Whatever the reason, Aikman's touchdown-to-interception ratio in Dallas's three postseason games was 8 to 0, a throwback to the type of numbers Joe Montana put up when he was on his roll with the 49ers a few years ago. On Sunday, Aikman looked like a bulkier, more muscular Montana, getting things done, not so much with Montana's effortless grace as with extraordinary determination. When he got his timing down, he was like a gathering force. "What made him so great today?" Turner said. "Firm in the pocket, eyes upfield, made the right reads, threw the ball so straight."

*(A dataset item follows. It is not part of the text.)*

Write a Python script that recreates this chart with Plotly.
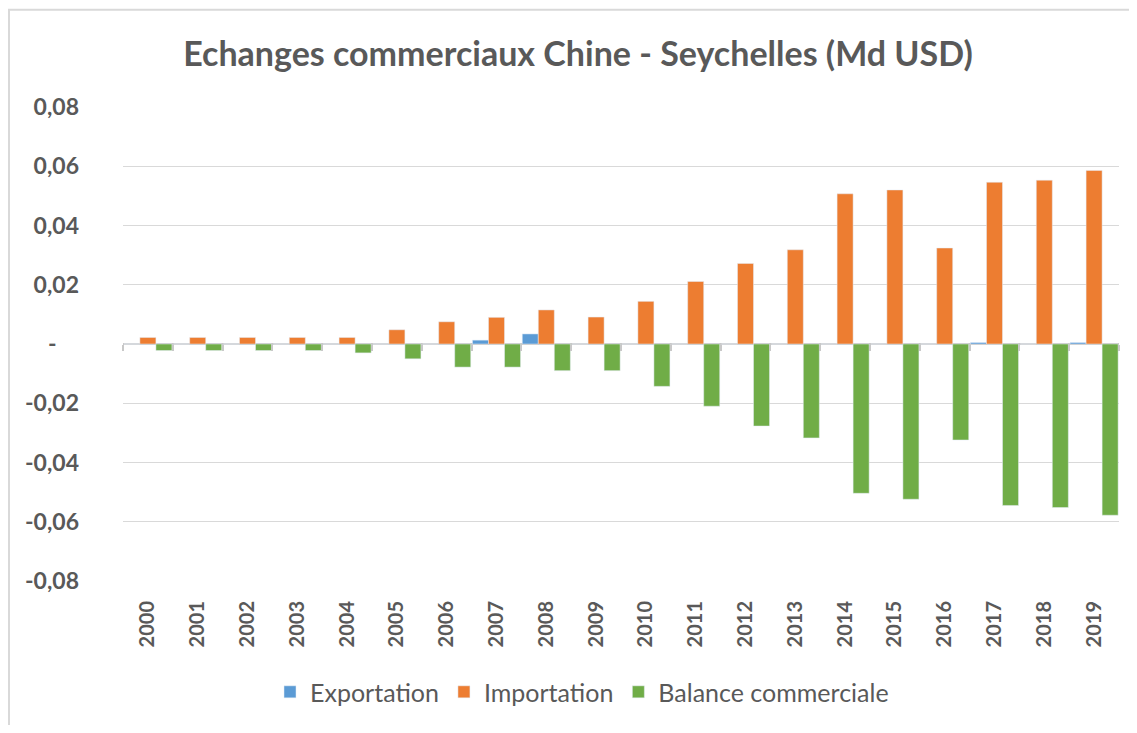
import plotly.graph_objects as go

years = [str(y) for y in range(2000, 2020)]
exportation = [0, 0, 0, 0, 0, 0, 0, 0.0013, 0.0034, 0,
               0, 0, 0, 0, 0, 0, 0, 0.0005, 0, 0.0005]
importation = [0.0022, 0.0022, 0.0022, 0.0022, 0.0022, 0.0048, 0.0075, 0.0090, 0.0115, 0.0091,
               0.0144, 0.0211, 0.0272, 0.0318, 0.0507, 0.0520, 0.0324, 0.0546, 0.0553, 0.0586]
balance = [-0.0022, -0.0022, -0.0022, -0.0022, -0.0030, -0.0050, -0.0078, -0.0078, -0.0090, -0.0090,
           -0.0143, -0.0210, -0.0277, -0.0317, -0.0504, -0.0524, -0.0324, -0.0545, -0.0552, -0.0578]
y_tickvals = [-0.08, -0.06, -0.04, -0.02, 0, 0.02, 0.04, 0.06, 0.08]
y_ticktext = ["-0,08", "-0,06", "-0,04", "-0,02", "-\u00a0\u00a0\u00a0\u00a0", "0,02", "0,04", "0,06", "0,08"]

# page has an 8px body margin, so the figure starts at (8, 8) in the window
OFF = 8
W, H = 1137 - 2 * OFF, 733 - 2 * OFF
ML, MR, MT, MB = 123 - OFF, 1137 - OFF - 1119, 107 - OFF, H - (585 - OFF)
PW, PH = W - ML - MR, H - MT - MB

TXT = "#595959"
FONT = "Lato"

fig = go.Figure()
fig.add_trace(go.Bar(name="Exportation", x=years, y=exportation, marker_color="#5B9BD5"))
fig.add_trace(go.Bar(name="Importation", x=years, y=importation, marker_color="#ED7D31"))
fig.add_trace(go.Bar(name="Balance commerciale", x=years, y=balance, marker_color="#70AD47"))
# helper trace for the category-boundary ticks along the zero line
fig.add_trace(go.Scatter(x=years, y=[0] * len(years), xaxis="x2", mode="lines",
                         line=dict(width=0), showlegend=False, hoverinfo="skip"))

def px_x(p):
    return (p - OFF - ML) / PW

def px_y(p):
    return (H - MB - (p - OFF)) / PH

fig.update_layout(
    width=W, height=H,
    margin=dict(l=ML, r=MR, t=MT, b=MB),
    paper_bgcolor="white", plot_bgcolor="white",
    barmode="group", bargap=0.035, bargroupgap=0,
    title=dict(text="Echanges commerciaux Chine - Seychelles (Md USD)",
               x=px_x(578), xanchor="center", xref="paper", y=1 - (54 - OFF) / H, yanchor="middle",
               font=dict(family=FONT, size=34, color=TXT, weight="bold")),
    font=dict(family=FONT, color=TXT),
    legend=dict(orientation="h", x=px_x(582), xanchor="center", y=px_y(697), yanchor="middle",
                font=dict(family=FONT, size=25, color=TXT), itemwidth=30,
                traceorder="normal"),
    xaxis=dict(type="category", categoryarray=years, range=[-0.5, 19.5],
               showgrid=False, showline=False, ticks="", zeroline=False,
               tickangle=-90, ticklabelstandoff=15,
               tickfont=dict(family=FONT, size=20, color=TXT, weight="bold")),
    xaxis2=dict(type="category", categoryarray=years, range=[-0.5, 19.5],
                overlaying="x", anchor="free", position=0.5, side="bottom",
                showline=False, showgrid=False, showticklabels=False,
                ticks="outside", tickson="boundaries", ticklen=6, tickcolor="#C8C8C8", tickwidth=1.5),
    yaxis=dict(range=[-0.08, 0.08], tickvals=y_tickvals, ticktext=y_ticktext,
               showgrid=True, gridcolor="#D9D9D9", gridwidth=1.3,
               zeroline=True, zerolinecolor="#C8C8C8", zerolinewidth=2,
               showline=False, ticks="", ticklabelstandoff=43,
               tickfont=dict(family=FONT, size=23, color=TXT, weight="bold")),
    shapes=[dict(type="rect", xref="paper", yref="paper",
                 x0=px_x(9), x1=px_x(1250), y0=px_y(800), y1=px_y(9),
                 line=dict(color="#D9D9D9", width=2), fillcolor="rgba(0,0,0,0)", layer="below")],
)

fig.write_html("out.html")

"You see a lot of the top quarterbacks of today," said Cliff Harris, the All-Pro free safety on Dallas's two previous Super Bowl champions (VI and XII), "guys like John Elway and Dan Marino and Boomer Esiason and even Jim Kelly, and you get the feeling that their minds aren't completely into it. It's this deal and that deal and the endorsement packages they've got lined up. I can't help but think that these things have taken one little piece of them away from the game. Troy's not like that. He's old world, Billy Kilmer, Roger Staubach, that kind of quarterback."

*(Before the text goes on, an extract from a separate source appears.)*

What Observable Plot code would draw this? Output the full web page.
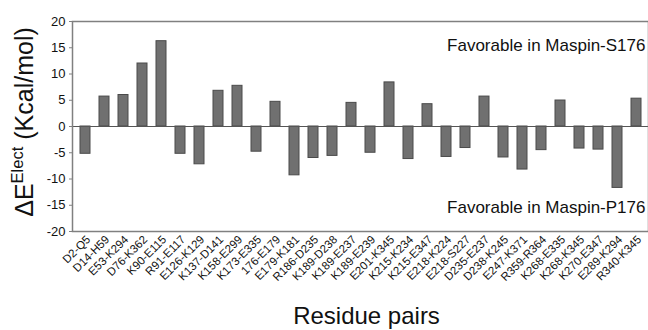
<!DOCTYPE html>
<html>
<head>
<meta charset="utf-8">
<script src="https://cdn.jsdelivr.net/npm/d3@7"></script>
<script src="https://cdn.jsdelivr.net/npm/@observablehq/plot@0.6"></script>
<style>
  html, body { margin: 0; padding: 0; background: #fff; }
  #chart { width: 648px; height: 330px; }
  svg { font-family: "Liberation Sans", Arial, Helvetica, sans-serif; }
</style>
</head>
<body>
<div id="chart"></div>
<script>
const pairs = ["D2-Q5","D14-H59","E53-K294","D76-K362","K90-E115","R91-E117","E126-K129","K137-D141","K158-E299","K173-E335","176-E179","E179-K181","R186-D235","K189-D238","K189-E237","K189-E239","E201-K345","K215-K234","K215-E347","E218-K224","E218-S227","D235-E237","D238-K245","E247-K371","R359-R364","K268-E335","K268-K345","K270-E347","E289-K294","R340-K345"];
const values = [-5.2, 5.7, 6.0, 12.0, 16.25, -5.2, -7.2, 6.8, 7.75, -4.8, 4.7, -9.3, -6.0, -5.6, 4.5, -5.0, 8.4, -6.2, 4.25, -5.8, -4.1, 5.7, -5.9, -8.2, -4.5, 4.95, -4.2, -4.4, -11.7, 5.3];
const yTicks = [-20, -15, -10, -5, 0, 5, 10, 15, 20];
const annotations = [
  {y: 15.4, text: "Favorable in Maspin-S176"},
  {y: -15.4, text: "Favorable in Maspin-P176"}
];
const xTitle = "Residue pairs";

const data = pairs.map((p, i) => ({pair: p, value: values[i]}));

const chart = Plot.plot({
  width: 648,
  height: 330,
  marginLeft: 72,
  marginRight: 0,
  marginTop: 21,
  marginBottom: 99,
  style: {fontFamily: "Liberation Sans, Arial, sans-serif", background: "#fff"},
  x: {domain: pairs, padding: 0.48, paddingOuter: 0, label: null},
  y: {domain: [-20, 20], label: null},
  marks: [
    Plot.barY(data, {x: "pair", y: "value", fill: "#707070", stroke: "#4a4a4a", strokeWidth: 1}),
    Plot.ruleY([0], {stroke: "#555", strokeWidth: 1.2}),
    Plot.frame({stroke: "#808080", strokeWidth: 1.5}),
    Plot.axisY({ticks: yTicks, tickSize: 3, tickPadding: 4, fontSize: 13, tickFormat: d => String(d), label: null, stroke: "#808080", color: "#111"}),
    Plot.axisX({tickRotate: -45, tickSize: 0, tickPadding: 6, fontSize: 11.5, label: null, color: "#111", dx: 3}),
    Plot.text(annotations, {y: "y", text: "text", frameAnchor: "right", textAnchor: "end", dx: -3, fontSize: 17, fill: "#111"}),
    Plot.text([xTitle], {frameAnchor: "bottom", dy: 85, dx: 6, fontSize: 24, fill: "#111", lineAnchor: "middle"})
  ]
});

const svg = d3.select(chart);
const t = svg.append("text")
  .attr("transform", "translate(33,122) rotate(-90)")
  .attr("text-anchor", "middle")
  .attr("font-family", "Liberation Sans, Arial, sans-serif")
  .attr("font-size", 25)
  .attr("fill", "#111");
t.append("tspan").text("ΔE");
t.append("tspan").attr("font-size", 16.5).attr("dy", -10).text("Elect");
t.append("tspan").attr("dy", 10).text(" (Kcal/mol)");

document.getElementById("chart").appendChild(chart);
</script>
</body>
</html>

"Maybe when some people start running around in the off-season—not just quarterbacks, but other players too—they lose sight of what got them there," Aikman said last Thursday. "When the season starts they may play well, but maybe if they would have devoted a little more time to some other things in the off-season.... I don't think I'll lose sight of what got me here. I'll stay in Dallas in the off-season, maybe drop back to Oklahoma once in a while to see my friends. I don't like living a structured life the whole time. I'm kind of uncomfortable when I'm out in public."

Even as the clock wound down at the Rose Bowl, as the young Cowboys were well into their victory celebration along the sideline, Aikman stood off to the side, watching his teammates whooping, hollering and dumping ice water on Johnson. Smith gave Johnson's hair a thorough massage (miraculously, it was back in place for the post-game award ceremony). Haley, who had left San Francisco under a cloud in a preseason trade, put his arm around Johnson and said something. "I thanked him for bringing me here and giving me a chance to play," said Haley.

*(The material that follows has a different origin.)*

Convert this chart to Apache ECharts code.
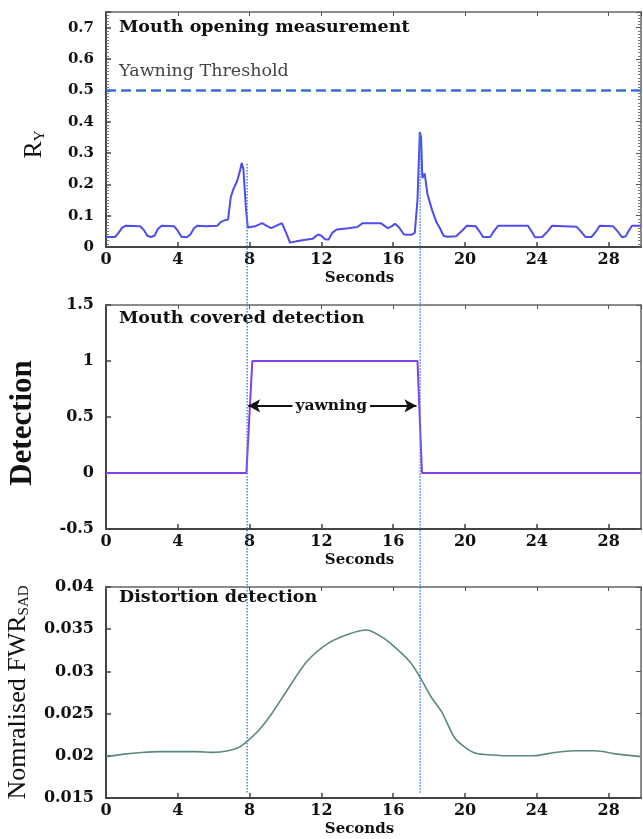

The 49-year-old Johnson had, in his first Super Bowl appearance, engineered the rout of a very worthy opponent. Kelly, Thomas, linebacker Cornelius Bennett and defensive end Bruce Smith are warriors. They went down hard. "What did I do to deserve this?" Kelly asked a friend as he limped away on crutches.

Tasker, a shiner under his right eye, his body a mass of bruises, said, "The unbelievable thing is that each year it keeps getting worse, and I have no idea why."

"Are you hurt?" someone asked Bill Polian, the Bills' general manager. His face was drawn and haggard, his shirt rumpled, his eyes bloodshot. He looked like a guy who hadn't slept for days. Rumors were flying that owner Ralph Wilson was thinking about replacing him.

"Hurt isn't the word for it," Polian said. "Wounded beyond recognition is more like it." And oil' into the night went the Bills. Three-time losers.

On Monday morning Johnson leaned forward inside the white stretch limousine that was taking him to the last Super Bowl press conference. "Hey," he said to those seated in the car with him, "were our players gunned up and ready to play yesterday or what? We have players. You know, while Marv Levy is over there reading about Harry Truman, Jimmie Jones is on his bed, belly-laughing at Fred and Barney on The Flintstones."

When the limo rolled up in front of the Century Plaza Hotel, Johnson got out and met with Aikman in the lobby. The two of them rode down the escalator to the ballroom together. "Did I tell you about the turnovers?" Johnson asked Aikman. "Did I tell you the difference in the game would be turnovers?"

"Yeah," said an exhausted Aikman. "I've never seen a defensive performance like that in my entire life. Just awesome."

"It got to be a feeding frenzy!" said Johnson as he stepped off the escalator and strode toward the ballroom and the assembled media. "I mean, puh-leeze!"

Just remember, for the Cowboys it's only the beginning.